Help kids balance grief and hope. Especially under stress, kids tend to think in “black and white”: life is either all bad, or all good. Over the long haul, one of the most important gifts we can nurture is an ability to balance the two. In her work with grieving children, Allen makes the lesson concrete by drawing a big “worry cup” and inviting kids to fill it with thoughts. The list, says Allen, is “almost always the very things they have already begun grieving,” such as “worry my dad won’t be able to talk,” or “worry about mom not being able to braid my hair anymore.” Then, on a new paper, Allen draws a big heart for the child’s hopes—which are usually the exact opposite of her fears. “It shows,” says Allen, how “both grief and hope happen at the same time.”
In the end, of course, all the love and support in the world cannot eradicate the pain of losing a loved one. One common misconception of “anticipatory grief” is what Doka calls a “hydrostatic view of grief”—that “the more tears you shed before they die, the less you’ll cry later." Unfortunately, says Doka, "It just doesn't work that way." Even with deep, compassionate caring all the way through a long illness, a family will be rocked by loss, and a community must rally then, too.
Still, says Allen, the process of reaching out and understanding long-term loss carries incalculable benefits to everyone involved. “Illness,” she says, “is a fact of life that will impact us all at some point, either directly or indirectly.
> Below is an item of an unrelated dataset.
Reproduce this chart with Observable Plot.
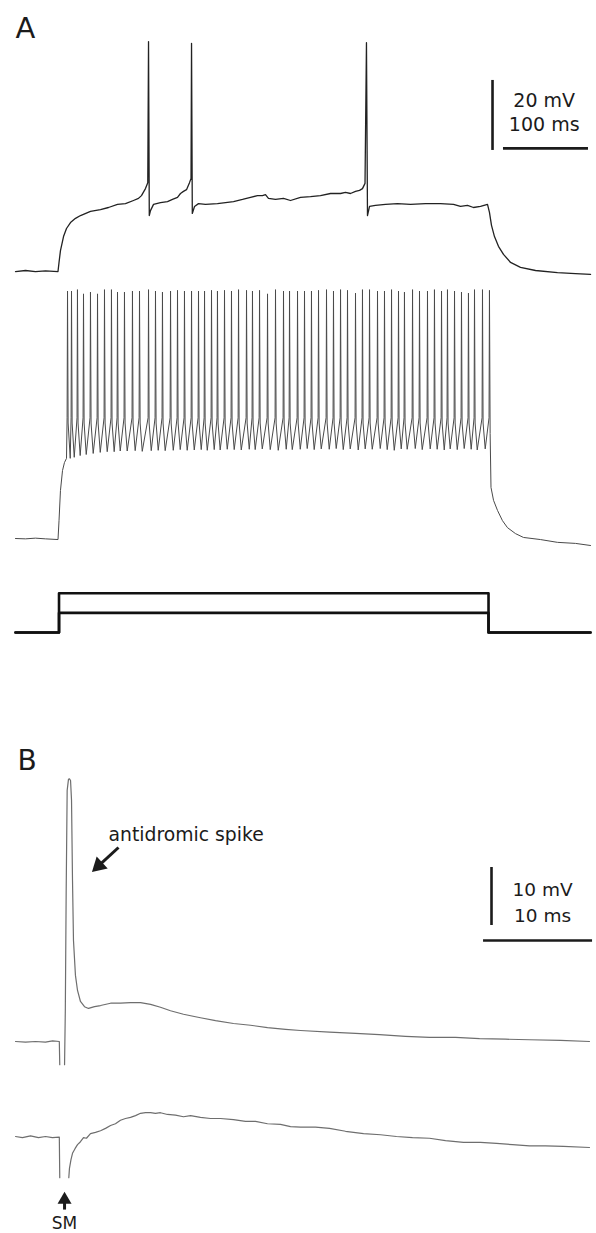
<!DOCTYPE html>
<html><head><meta charset="utf-8">
<script src="https://cdn.jsdelivr.net/npm/d3@7"></script>
<script src="https://cdn.jsdelivr.net/npm/@observablehq/plot@0.6"></script>
<style>
html,body{margin:0;padding:0;background:#fff;}
#fig{width:596px;}
#fig svg{display:block;}
</style></head><body><div id="fig"></div>
<script>
// ================= DATA =================
// Panel A, trace 1: weak depolarising step, [time ms, membrane potential mV]
const a1Trace = [[0,-70.3],[11.8,-70.0],[23.5,-70.3],[35.3,-70.1],[50.0,-70.3],[51.2,-67.7],[52.9,-64.3],[56.5,-60.3],[60.0,-58.0],[64.7,-56.3],[70.6,-55.1],[76.5,-54.3],[88.2,-53.1],[100.0,-52.6],[109.4,-52.0],[120.0,-51.1],[129.4,-50.9],[138.8,-50.0],[144.7,-49.4],[148.2,-48.6],[152.9,-46.6],[155.6,-44.9],[156.5,-4.6],[157.4,-54.3],[158.8,-52.9],[162.4,-51.1],[170.6,-50.6],[178.8,-50.3],[184.7,-49.7],[190.6,-49.1],[194.1,-48.0],[197.6,-47.4],[201.2,-46.9],[204.7,-44.9],[206.5,-43.7],[207.1,-5.1],[208.0,-53.7],[210.6,-51.7],[215.3,-50.9],[223.5,-51.1],[237.6,-50.9],[247.1,-50.6],[256.5,-50.3],[267.1,-49.7],[276.5,-49.1],[284.7,-48.6],[290.6,-48.6],[294.1,-48.3],[297.6,-49.4],[305.9,-49.7],[315.3,-49.4],[323.5,-50.0],[335.3,-49.1],[347.1,-48.9],[358.8,-48.6],[370.6,-48.0],[382.4,-48.0],[388.2,-47.7],[394.1,-48.0],[400.0,-47.4],[404.7,-47.1],[408.2,-46.6],[411.2,-45.1],[412.9,-4.9],[414.1,-54.3],[416.5,-51.7],[423.5,-51.4],[435.3,-51.1],[449.4,-50.9],[464.7,-51.1],[482.4,-50.9],[500.0,-50.9],[515.3,-51.1],[523.5,-51.7],[531.8,-51.4],[538.8,-52.0],[547.1,-51.7],[555.3,-51.1],[557.6,-53.4],[560.0,-57.1],[563.5,-60.3],[568.2,-63.1],[574.1,-65.4],[582.4,-67.7],[594.1,-69.1],[611.8,-70.0],[637.6,-70.6],[658.8,-70.9],[676.5,-71.1]];

// Panel A, trace 2: strong step, repetitive firing
const a2Onset = [[0,-70.0],[11.8,-70.1],[23.5,-69.9],[35.3,-70.1],[50.0,-70.3],[51.2,-64.9],[52.9,-56.3],[55.3,-50.6],[57.6,-48.3],[60.0,-47.1]];
const a2SpikeTimes = [61.2,65.9,72.9,80.0,88.2,96.5,104.7,112.9,120.0,128.2,137.6,145.9,156.5,164.7,172.9,182.4,190.6,198.8,207.1,215.3,222.4,230.6,237.6,245.9,254.1,262.4,271.8,278.8,287.1,296.5,305.9,315.3,322.4,331.8,340.0,348.2,356.5,365.9,374.1,382.4,390.6,400.0,408.2,416.5,425.9,434.1,442.4,450.6,457.6,467.1,475.3,484.7,492.9,501.2,508.2,516.5,524.7,532.9,540.0,549.4,557.6];
const a2SpikePeaks = [0.7,0.7,1.1,-0.1,0.4,-0.1,1.1,1.1,0.4,0.4,0.7,0.7,1.1,0.7,0.4,0.7,0.9,0.7,0.7,0.7,0.7,0.9,0.7,0.9,0.7,1.1,0.9,0.7,0.9,-0.1,1.1,0.7,0.7,0.7,0.7,0.7,0.9,1.1,0.7,1.1,0.9,0.1,1.1,1.1,0.7,0.7,1.1,0.7,0.4,1.1,0.7,0.7,1.1,0.7,1.1,0.7,0.4,0.1,1.1,1.1,0.9];
const a2SpikeTroughs = [-47.1,-46.8,-46.3,-46.0,-45.7,-45.4,-45.2,-45.2,-45.0,-45.0,-44.9,-45.1,-44.9,-44.8,-44.9,-44.8,-44.6,-44.8,-44.7,-44.6,-44.8,-44.6,-44.7,-44.5,-44.6,-44.7,-44.5,-44.6,-44.4,-44.6,-44.8,-44.5,-44.6,-44.5,-44.3,-44.6,-44.4,-44.5,-44.3,-44.6,-44.4,-44.7,-44.4,-44.5,-44.3,-44.6,-44.8,-44.4,-44.5,-44.3,-44.6,-44.4,-44.5,-44.7,-44.4,-44.6,-44.3,-44.5,-44.7,-44.4,-44.5];
const a2SpikeThreshold = -35.5;
const a2Offset = [[558.4,-40.0],[559.4,-55.4],[562.4,-59.1],[567.1,-62.0],[572.9,-64.9],[578.8,-66.9],[588.2,-68.6],[597.6,-69.7],[617.6,-70.3],[637.6,-71.1],[658.8,-71.4],[676.5,-72.0]];

// Panel A, trace 3: injected current steps (nA)
const stepTimes = [0, 51.2, 556.5, 676.5];   // start, on, off, end (ms)
const stepAmplitudes = [0.2, 0.4];           // nA

// Panel B, trace 1: antidromic spike, [time ms, mV]  (null = off-scale gap)
const b1Trace = [[0,-70.0],[0.92,-70.1],[1.83,-70.0],[2.75,-70.1],[3.4,-69.9],[4.02,-70.0],[4.06,-74.0],[4.3,null],[4.50,-74.0],[4.57,-64.7],[4.65,-44.0],[4.74,-26.7],[4.86,-24.8],[4.95,-24.7],[5.05,-25.0],[5.14,-28.4],[5.23,-42.2],[5.32,-52.6],[5.50,-58.6],[5.69,-61.2],[5.96,-63.1],[6.33,-64.0],[6.70,-64.3],[7.25,-64.0],[7.80,-63.8],[8.72,-63.4],[9.63,-63.4],[10.55,-63.3],[11.47,-63.3],[12.39,-63.6],[13.30,-64.1],[14.22,-64.7],[15.41,-65.3],[16.97,-65.9],[18.35,-66.4],[20.0,-66.9],[21.56,-67.2],[23.12,-67.6],[24.77,-67.9],[26.15,-68.1],[28.81,-68.4],[31.19,-68.6],[33.39,-68.8],[35.78,-69.1],[37.98,-69.3],[40.37,-69.3],[42.57,-69.5],[44.95,-69.6],[47.16,-69.7],[50.0,-69.8],[52.66,-70.0]];

// Panel B, trace 2: response without antidromic spike
const b2Trace = [[0,-70.0],[0.64,-70.2],[1.38,-69.9],[2.11,-70.2],[2.75,-70.0],[3.39,-70.2],[4.02,-70.1],[4.06,-77.1],[4.5,null],[4.89,-77.1],[4.95,-75.5],[5.09,-74.0],[5.23,-72.9],[5.46,-72.1],[5.69,-71.4],[5.96,-70.9],[6.24,-70.2],[6.51,-70.3],[6.88,-69.5],[7.34,-69.3],[7.80,-69.0],[8.26,-68.6],[8.72,-68.1],[9.17,-67.8],[9.63,-67.2],[10.09,-66.9],[10.55,-66.7],[11.01,-66.4],[11.47,-66.0],[11.93,-65.9],[12.39,-65.9],[12.84,-66.0],[13.30,-65.9],[13.94,-66.2],[14.68,-66.3],[15.41,-66.6],[16.06,-66.4],[16.97,-66.7],[17.89,-66.9],[18.81,-66.9],[20.0,-67.1],[21.10,-67.4],[22.02,-67.4],[23.12,-67.8],[24.31,-67.9],[25.23,-68.3],[26.15,-68.4],[27.52,-68.4],[28.81,-68.6],[30.28,-69.1],[31.93,-69.5],[33.49,-69.7],[34.95,-70.0],[36.42,-70.2],[37.98,-70.3],[39.45,-70.7],[41.10,-71.0],[42.66,-71.0],[44.13,-71.2],[45.60,-71.4],[47.16,-71.6],[48.62,-71.6],[50.28,-71.7],[52.66,-71.9]];

// Scale bars
const scaleA = {ms: 100, mV: 20};
const scaleB = {ms: 10, mV: 10};
const stimTimeB = 4.5; // ms, stimulus marker (SM)

// ================= LAYOUT =================
const W = 596, FONT = "DejaVu Sans", INK = "#1b1b1b";
const fig = document.getElementById("fig");

function panel(height, xDomain, yDomain, marks) {
  const svg = Plot.plot({
    width: W, height,
    marginLeft: 15, marginRight: 3, marginTop: 0, marginBottom: 0,
    x: {domain: xDomain, axis: null},
    y: {domain: yDomain, axis: null},
    style: {fontFamily: FONT, background: "#fff", color: INK},
    marks
  });
  fig.appendChild(svg);
}
const X = d => d[0], Y = d => d[1];

// ---- Panel A (0.85 px per ms, 3.5 px per mV) ----
const xA = [0, 680];
// trace 1
panel(280, xA, [-70 - 10/3.5, -70 + 270/3.5], [
  Plot.line(a1Trace, {x: X, y: Y, stroke: "#222", strokeWidth: 1.3}),
  Plot.text(["A"], {frameAnchor: "top-left", dx: 0, dy: 17, lineAnchor: "top", textAnchor: "start", fontSize: 29, fill: INK}),
  Plot.ruleX([561.2], {y1: -35.7, y2: -35.7 + scaleA.mV, stroke: INK, strokeWidth: 2.6}),
  Plot.ruleY([-35.1], {x1: 574.1, x2: 574.1 + scaleA.ms, stroke: INK, strokeWidth: 2.6}),
  Plot.text([`${scaleA.mV} mV`], {x: 622, y: -23.4, lineAnchor: "bottom", textAnchor: "middle", fontSize: 19, fill: INK}),
  Plot.text([`${scaleA.ms} ms`], {x: 622, y: -30, lineAnchor: "bottom", textAnchor: "middle", fontSize: 19, fill: INK})
]);

// trace 2 (built from read spike times, peaks and troughs)
const a2Trace = a2Onset.slice();
a2SpikeTimes.forEach((ts, i) => {
  a2Trace.push([ts - 0.5, a2SpikeThreshold]);
  a2Trace.push([ts, a2SpikePeaks[i]]);
  if (i < a2SpikeTimes.length - 1) {
    a2Trace.push([ts + 0.7, a2SpikeThreshold - 1.5]);
    a2Trace.push([ts + 3.2, a2SpikeTroughs[i]]);
  }
});
a2Offset.forEach(p => a2Trace.push(p));
panel(280, xA, [-70 - 22/3.5, -70 + 258/3.5], [
  Plot.line(a2Trace, {x: X, y: Y, stroke: "#4a4a4a", strokeWidth: 1})
]);

// trace 3: current
const pxPerNA = 98;
const currentLines = stepAmplitudes.flatMap((amp, k) => [
  [stepTimes[0], 0], [stepTimes[1], 0], [stepTimes[1], amp], [stepTimes[2], amp], [stepTimes[2], 0], [stepTimes[3], 0]
].map(([t, c]) => ({t, c, k})));
panel(130, xA, [-58/pxPerNA, 72/pxPerNA], [
  Plot.line(currentLines, {x: "t", y: "c", z: "k", stroke: "#111", strokeWidth: 2.6})
]);

// ---- Panel B (10.9 px per ms, 5.8 px per mV) ----
const xB = [0, 578/10.9];
panel(400, xB, [-70 - 49/5.8, -70 + 351/5.8], [
  Plot.line(b1Trace, {x: X, y: Y, stroke: "#6e6e6e", strokeWidth: 1.2}),
  Plot.text(["B"], {frameAnchor: "top-left", dx: 2, dy: 60, lineAnchor: "top", textAnchor: "start", fontSize: 28, fill: INK}),
  Plot.text(["antidromic spike"], {x: 8.53, y: -35.5, lineAnchor: "bottom", textAnchor: "start", fontSize: 18.8, fill: INK}),
  Plot.link([0], {x1: 9.45, y1: -36.55, x2: 7.64, y2: -39.69, stroke: INK, strokeWidth: 3}),
  Plot.dot([0], {x: 7.64, y: -39.69, symbol: "triangle", r: 6, rotate: 227, fill: INK, stroke: "none"}),
  Plot.ruleX([43.67], {y1: -50, y2: -50 + scaleB.mV, stroke: INK, strokeWidth: 2.6}),
  Plot.ruleY([-52.59], {x1: 42.94, x2: 42.94 + scaleB.ms, stroke: INK, strokeWidth: 2.6}),
  Plot.text([`${scaleB.mV} mV`], {x: 48.35, y: -44.83, lineAnchor: "bottom", textAnchor: "middle", fontSize: 18.5, fill: INK}),
  Plot.text([`${scaleB.ms} ms`], {x: 48.35, y: -49.48, lineAnchor: "bottom", textAnchor: "middle", fontSize: 18.5, fill: INK})
]);

panel(143, xB, [-70 - 97/5.8, -70 + 46/5.8], [
  Plot.line(b2Trace, {x: X, y: Y, stroke: "#6e6e6e", strokeWidth: 1.2}),
  Plot.link([0], {x1: stimTimeB, y1: -82.6, x2: stimTimeB, y2: -80.9, stroke: INK, strokeWidth: 3}),
  Plot.dot([0], {x: stimTimeB, y: -80.9, symbol: "triangle", r: 5.2, fill: INK, stroke: "none"}),
  Plot.text(["SM"], {x: stimTimeB, y: -85.9, lineAnchor: "bottom", textAnchor: "middle", fontSize: 17, fill: INK})
]);
</script>
</body></html>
When children experience a loved one's illness and their peers witness them going through something so difficult, it can be scary. But with the support of a community, all children learn they are not alone. They also learn an important life skill about help works: it is about giving and receiving.” And, with careful leadership from adults, it is about setting secure foundations, even in the face of life’s greatest uncertainties, that can last for generations to come.